## Task requirements
Copy each line that contains the string "this".

## Data to use
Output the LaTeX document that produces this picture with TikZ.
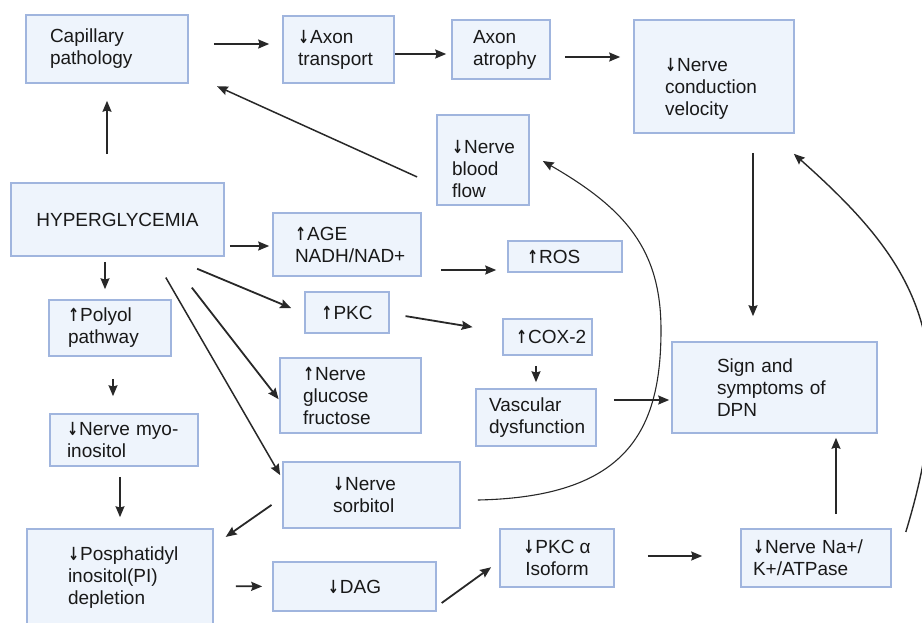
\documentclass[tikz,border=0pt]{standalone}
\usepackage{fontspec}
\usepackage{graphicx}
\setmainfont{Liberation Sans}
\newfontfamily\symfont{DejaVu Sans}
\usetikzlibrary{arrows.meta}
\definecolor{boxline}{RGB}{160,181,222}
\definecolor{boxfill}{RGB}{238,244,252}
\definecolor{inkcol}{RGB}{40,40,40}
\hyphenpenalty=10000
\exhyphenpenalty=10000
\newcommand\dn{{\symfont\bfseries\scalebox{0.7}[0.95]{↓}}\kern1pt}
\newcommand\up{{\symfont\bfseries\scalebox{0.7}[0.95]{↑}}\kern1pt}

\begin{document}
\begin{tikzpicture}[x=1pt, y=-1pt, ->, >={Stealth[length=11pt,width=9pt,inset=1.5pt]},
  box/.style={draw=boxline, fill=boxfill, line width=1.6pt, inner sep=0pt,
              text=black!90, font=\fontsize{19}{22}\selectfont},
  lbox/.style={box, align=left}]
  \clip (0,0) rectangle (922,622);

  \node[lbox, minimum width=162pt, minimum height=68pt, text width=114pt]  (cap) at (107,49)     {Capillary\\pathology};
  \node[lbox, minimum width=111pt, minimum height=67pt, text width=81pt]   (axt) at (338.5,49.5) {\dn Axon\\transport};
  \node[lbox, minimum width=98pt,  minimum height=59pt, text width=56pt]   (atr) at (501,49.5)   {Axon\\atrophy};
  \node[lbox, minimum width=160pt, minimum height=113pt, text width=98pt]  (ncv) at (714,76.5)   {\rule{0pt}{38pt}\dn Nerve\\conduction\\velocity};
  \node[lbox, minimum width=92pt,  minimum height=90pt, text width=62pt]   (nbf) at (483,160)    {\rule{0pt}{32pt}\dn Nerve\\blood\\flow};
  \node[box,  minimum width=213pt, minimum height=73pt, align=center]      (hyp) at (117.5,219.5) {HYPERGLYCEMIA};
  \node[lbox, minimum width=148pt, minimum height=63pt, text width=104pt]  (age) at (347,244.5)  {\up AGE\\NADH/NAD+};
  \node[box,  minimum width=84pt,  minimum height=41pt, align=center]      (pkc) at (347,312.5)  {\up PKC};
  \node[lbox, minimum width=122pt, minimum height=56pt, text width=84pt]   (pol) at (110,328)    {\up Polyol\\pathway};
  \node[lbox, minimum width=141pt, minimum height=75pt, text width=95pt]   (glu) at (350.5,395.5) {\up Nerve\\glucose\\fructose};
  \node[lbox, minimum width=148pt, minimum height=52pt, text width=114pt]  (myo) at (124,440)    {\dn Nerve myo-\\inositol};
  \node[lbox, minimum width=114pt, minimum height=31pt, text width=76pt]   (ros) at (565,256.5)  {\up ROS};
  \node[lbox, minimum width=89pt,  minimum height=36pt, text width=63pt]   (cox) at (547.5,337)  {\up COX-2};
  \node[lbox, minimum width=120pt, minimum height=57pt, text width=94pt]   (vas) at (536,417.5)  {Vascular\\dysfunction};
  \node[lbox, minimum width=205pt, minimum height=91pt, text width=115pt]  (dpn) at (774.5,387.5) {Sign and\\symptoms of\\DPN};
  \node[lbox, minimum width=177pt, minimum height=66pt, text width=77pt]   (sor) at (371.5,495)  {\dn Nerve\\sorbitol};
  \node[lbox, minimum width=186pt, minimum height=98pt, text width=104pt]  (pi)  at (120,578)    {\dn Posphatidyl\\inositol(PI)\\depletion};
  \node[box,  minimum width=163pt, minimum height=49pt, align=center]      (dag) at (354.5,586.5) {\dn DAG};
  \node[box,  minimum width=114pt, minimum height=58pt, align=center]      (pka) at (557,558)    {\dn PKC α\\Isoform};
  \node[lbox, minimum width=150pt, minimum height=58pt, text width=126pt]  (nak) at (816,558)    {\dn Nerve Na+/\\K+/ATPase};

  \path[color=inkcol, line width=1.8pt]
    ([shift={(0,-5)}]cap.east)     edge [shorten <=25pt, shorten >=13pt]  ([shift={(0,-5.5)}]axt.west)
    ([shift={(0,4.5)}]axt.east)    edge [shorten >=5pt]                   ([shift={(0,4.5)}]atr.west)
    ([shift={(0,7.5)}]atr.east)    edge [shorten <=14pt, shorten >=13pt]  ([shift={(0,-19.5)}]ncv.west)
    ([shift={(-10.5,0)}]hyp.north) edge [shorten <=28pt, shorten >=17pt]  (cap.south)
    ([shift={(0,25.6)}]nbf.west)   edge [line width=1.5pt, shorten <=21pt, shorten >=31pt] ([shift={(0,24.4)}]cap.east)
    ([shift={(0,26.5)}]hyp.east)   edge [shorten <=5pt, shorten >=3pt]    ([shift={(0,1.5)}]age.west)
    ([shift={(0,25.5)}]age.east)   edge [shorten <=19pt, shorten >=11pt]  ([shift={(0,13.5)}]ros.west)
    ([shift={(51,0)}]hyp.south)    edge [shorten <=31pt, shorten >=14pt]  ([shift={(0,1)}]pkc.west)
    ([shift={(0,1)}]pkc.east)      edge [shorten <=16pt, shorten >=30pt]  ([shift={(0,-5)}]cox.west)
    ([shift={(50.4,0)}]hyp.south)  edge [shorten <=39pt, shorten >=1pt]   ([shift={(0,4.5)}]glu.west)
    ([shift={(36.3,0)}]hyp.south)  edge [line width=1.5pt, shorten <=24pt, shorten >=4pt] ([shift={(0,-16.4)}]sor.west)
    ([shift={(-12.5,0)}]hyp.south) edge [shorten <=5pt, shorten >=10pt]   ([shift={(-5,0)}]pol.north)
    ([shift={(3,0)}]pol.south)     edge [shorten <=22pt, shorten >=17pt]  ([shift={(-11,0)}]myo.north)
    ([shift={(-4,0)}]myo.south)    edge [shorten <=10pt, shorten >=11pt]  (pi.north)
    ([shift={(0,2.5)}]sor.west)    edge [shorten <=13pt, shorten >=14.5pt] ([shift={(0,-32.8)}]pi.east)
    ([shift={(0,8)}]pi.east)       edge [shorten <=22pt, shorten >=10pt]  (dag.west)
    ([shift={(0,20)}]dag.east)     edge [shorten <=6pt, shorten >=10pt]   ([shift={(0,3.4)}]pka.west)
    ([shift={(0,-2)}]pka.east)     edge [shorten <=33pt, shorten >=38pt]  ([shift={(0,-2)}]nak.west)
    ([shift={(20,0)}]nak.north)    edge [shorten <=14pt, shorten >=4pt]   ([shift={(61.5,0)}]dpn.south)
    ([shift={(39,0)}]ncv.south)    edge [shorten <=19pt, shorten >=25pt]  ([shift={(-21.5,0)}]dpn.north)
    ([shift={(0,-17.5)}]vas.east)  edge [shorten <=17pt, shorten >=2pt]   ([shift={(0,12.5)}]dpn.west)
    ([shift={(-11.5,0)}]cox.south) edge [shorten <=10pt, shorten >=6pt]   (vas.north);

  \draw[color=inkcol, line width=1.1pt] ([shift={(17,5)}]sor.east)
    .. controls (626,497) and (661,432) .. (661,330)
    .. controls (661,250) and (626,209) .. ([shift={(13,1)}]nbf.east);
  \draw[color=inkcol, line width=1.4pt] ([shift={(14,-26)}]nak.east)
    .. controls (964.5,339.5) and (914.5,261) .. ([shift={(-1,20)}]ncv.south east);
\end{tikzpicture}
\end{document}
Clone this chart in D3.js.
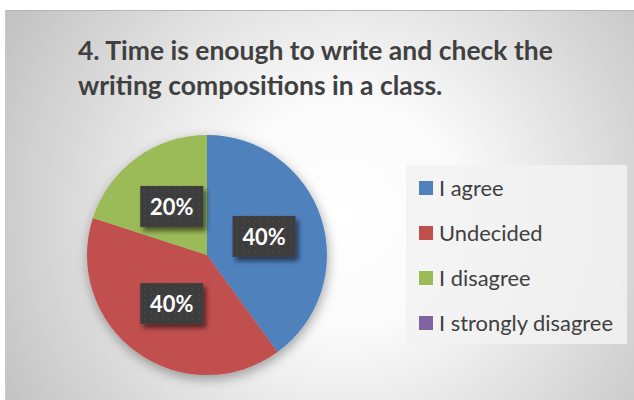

## Written solution
Output the LaTeX document that produces this picture with TikZ.
Clone this chart in D3.js.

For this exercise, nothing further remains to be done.